In this illuminating new translation and commentary, Carol and Eric Meyers consider the Book of Haggai and the first eight chapters of the Book of Zechariah in a linguistic, social, and historical context. They underscore the literary artistry, the political acumen, and the prophetic authority of these fascinating volumes that proved so vital to the survival of Israel and the preservation of the Jewish faith.
Carol L. Meyers and Eric M. Meyers are a husband-and-wife team of biblical scholars and archaeologists from Duke University in Durham, North Carolina. Carol Meyers holds an M.A. and a Ph.D. from Brandeis University, and is professor in the Department of Religion and associate director of the Women’s Studies Program at Duke. Eric Meyers has an M.A. from Brandeis and a Ph.D. from Harvard, and is also a professor in the Department of Religion at Duke.
THE ANCHOR YALE BIBLE COMMENTARY SERIES is a project of international and interfaith scope in which Protestant, Catholic, and Jewish scholars from many countries contribute individual volumes. The project is not sponsored by any ecclesiastical organization and is not intended to reflect any particular theological doctrine.

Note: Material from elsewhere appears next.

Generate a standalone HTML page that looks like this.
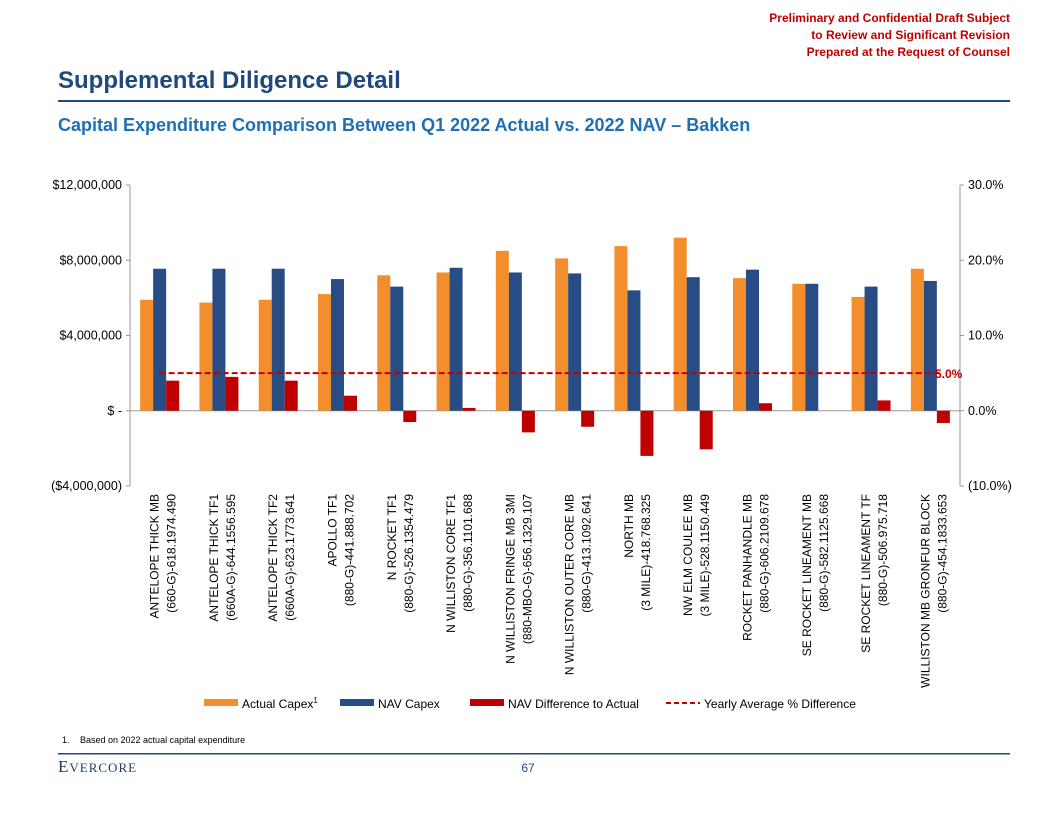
<!DOCTYPE html>
<html><head><meta charset="utf-8"><style>
body{margin:0;background:#fff;}
svg{font-family:"Liberation Sans",Arial,sans-serif;display:block}
</style></head><body>
<svg id="s" width="1056" height="816" viewBox="0 0 1056 816">
<g fill="#c00000" font-size="12" font-weight="bold" text-anchor="end">
<text x="1010" y="22">Preliminary and Confidential Draft Subject</text>
<text x="1010" y="39">to Review and Significant Revision</text>
<text x="1010" y="56">Prepared at the Request of Counsel</text>
</g>
<text x="58" y="88" font-size="24" font-weight="bold" fill="#1f497d">Supplemental Diligence Detail</text>
<rect x="58" y="100" width="952" height="2" fill="#1f497d"/>
<text x="58" y="131" font-size="18" font-weight="bold" fill="#1f6fb5">Capital Expenditure Comparison Between Q1 2022 Actual vs. 2022 NAV – Bakken</text>
<g id="chart"></g>
<g font-size="12" fill="#000">
<rect x="204" y="699" width="34" height="7" fill="#f28e2b"/>
<text x="242" y="708">Actual Capex<tspan font-size="8" dy="-5">1</tspan></text>
<rect x="340" y="699" width="34" height="7" fill="#284d84"/>
<text x="378" y="708">NAV Capex</text>
<rect x="470" y="699" width="34" height="7" fill="#c00000"/>
<text x="508" y="708">NAV Difference to Actual</text>
<line x1="666" y1="703" x2="700" y2="703" stroke="#c00000" stroke-width="2" stroke-dasharray="5,3"/>
<text x="704" y="708">Yearly Average % Difference</text>
</g>
<text x="62" y="743" font-size="9">1.<tspan x="80">Based on 2022 actual capital expenditure</tspan></text>
<rect x="58" y="753" width="952" height="1.5" fill="#1f497d"/>
<text x="58" y="772" font-family="Liberation Serif,serif" font-size="17" fill="#1f3a5f" letter-spacing="1">E<tspan font-size="13">VERCORE</tspan></text>
<text x="528" y="772" font-size="12" text-anchor="middle" fill="#1f497d">67</text>
</svg>
<script>
const categories=[["ANTELOPE THICK MB","(660-G)-618.1974.490"],["ANTELOPE THICK TF1","(660A-G)-644.1556.595"],["ANTELOPE THICK TF2","(660A-G)-623.1773.641"],["APOLLO TF1","(880-G)-441.888.702"],["N ROCKET TF1","(880-G)-526.1354.479"],["N WILLISTON CORE TF1","(880-G)-356.1101.688"],["N WILLISTON FRINGE MB 3MI","(880-MBO-G)-656.1329.107"],["N WILLISTON OUTER CORE MB","(880-G)-413.1092.641"],["NORTH MB","(3 MILE)-418.768.325"],["NW ELM COULEE MB","(3 MILE)-528.1150.449"],["ROCKET PANHANDLE MB","(880-G)-606.2109.678"],["SE ROCKET LINEAMENT MB","(880-G)-582.1125.668"],["SE ROCKET LINEAMENT TF","(880-G)-506.975.718"],["WILLISTON MB GRONFUR BLOCK","(880-G)-454.1833.653"]];
const actualCapex=[5.9e6,5.75e6,5.9e6,6.2e6,7.2e6,7.35e6,8.5e6,8.1e6,8.75e6,9.2e6,7.05e6,6.75e6,6.05e6,7.55e6];
const navCapex=[7.55e6,7.55e6,7.55e6,7.0e6,6.6e6,7.6e6,7.35e6,7.3e6,6.4e6,7.1e6,7.5e6,6.75e6,6.6e6,6.9e6];
const navDiff=[1.6e6,1.8e6,1.6e6,0.8e6,-0.6e6,0.15e6,-1.15e6,-0.85e6,-2.4e6,-2.05e6,0.4e6,0,0.55e6,-0.65e6];
const yearlyAvgPct=5.0;
const leftTicks=[12e6,8e6,4e6,0,-4e6];
const leftTickLabels=["$12,000,000","$8,000,000","$4,000,000","$ -","($4,000,000)"];
const rightTicks=[30,20,10,0,-10];
const rightTickLabels=["30.0%","20.0%","10.0%","0.0%","(10.0%)"];
const NS="http://www.w3.org/2000/svg",g=document.getElementById('chart');
const y0=185,y1=486,xL=130,xR=960;
const yL=v=>y0+(12e6-v)/16e6*(y1-y0);
const yR=v=>y0+(30-v)/40*(y1-y0);
const step=(xR-xL)/categories.length;
const xC=i=>xL+step*(i+0.5);
function el(t,a){const e=document.createElementNS(NS,t);for(const k in a)e.setAttribute(k,a[k]);g.appendChild(e);return e;}
let e=el('line',{x1:xL,y1:y0,x2:xL,y2:y1,stroke:'#999'});

e=el('line',{x1:xR,y1:y0,x2:xR,y2:y1,stroke:'#999'});

e=el('line',{x1:xL,y1:yL(0),x2:xR,y2:yL(0),stroke:'#999'});

leftTicks.forEach((v,i)=>{
 e=el('line',{x1:xL-4,y1:yL(v),x2:xL,y2:yL(v),stroke:'#999'});
 
 e=el('text',{x:xL-8,y:yL(v)+4,'font-size':12.5,'text-anchor':'end'});e.textContent=leftTickLabels[i];
 
});
rightTicks.forEach((v,i)=>{
 e=el('line',{x1:xR,y1:yR(v),x2:xR+4,y2:yR(v),stroke:'#999'});
 
 e=el('text',{x:xR+8,y:yR(v)+4,'font-size':12.5});e.textContent=rightTickLabels[i];
 
});
const bw=13;
categories.forEach((c,i)=>{
 const cx=xC(i);
 [[actualCapex,'#f28e2b','bar-actual'],[navCapex,'#284d84','bar-nav'],[navDiff,'#c00000','bar-diff']].forEach((s,j)=>{
  const v=s[0][i],yy=yL(v),yz=yL(0);
  e=el('rect',{x:cx-19.5+j*bw,y:Math.min(yy,yz),width:bw,height:Math.abs(yz-yy),fill:s[1]});
  
 });
 c.forEach((ln,k)=>{
  const tx=cx-1+k*17;
  e=el('text',{x:tx,y:494,'font-size':12,'text-anchor':'end',transform:`rotate(-90 ${tx} 494)`});e.textContent=ln;
  
 });
});
e=el('line',{x1:xC(0),y1:yR(yearlyAvgPct),x2:xC(categories.length-1)+10,y2:yR(yearlyAvgPct),stroke:'#c00000','stroke-width':2,'stroke-dasharray':'6,3'});

e=el('text',{x:935,y:yR(yearlyAvgPct)+5,'font-size':12,'font-weight':'bold',fill:'#c00000'});e.textContent=yearlyAvgPct.toFixed(1)+'%';

</script>
</body></html>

The Anchor Yale Bible is committed to producing commentaries in the tradition established half a century ago by the founders of the series, William Foxwell Albright and David Noel Freedman. It aims to present the best contemporary scholarship in a way that is accessible not only to scholars but also to the educated nonspecialist. Its approach is grounded in exact translation of the ancient languages and an appreciation of the historical and cultural context in which the biblical books were written supplemented by insights from modern methods, such as sociological and literary criticism.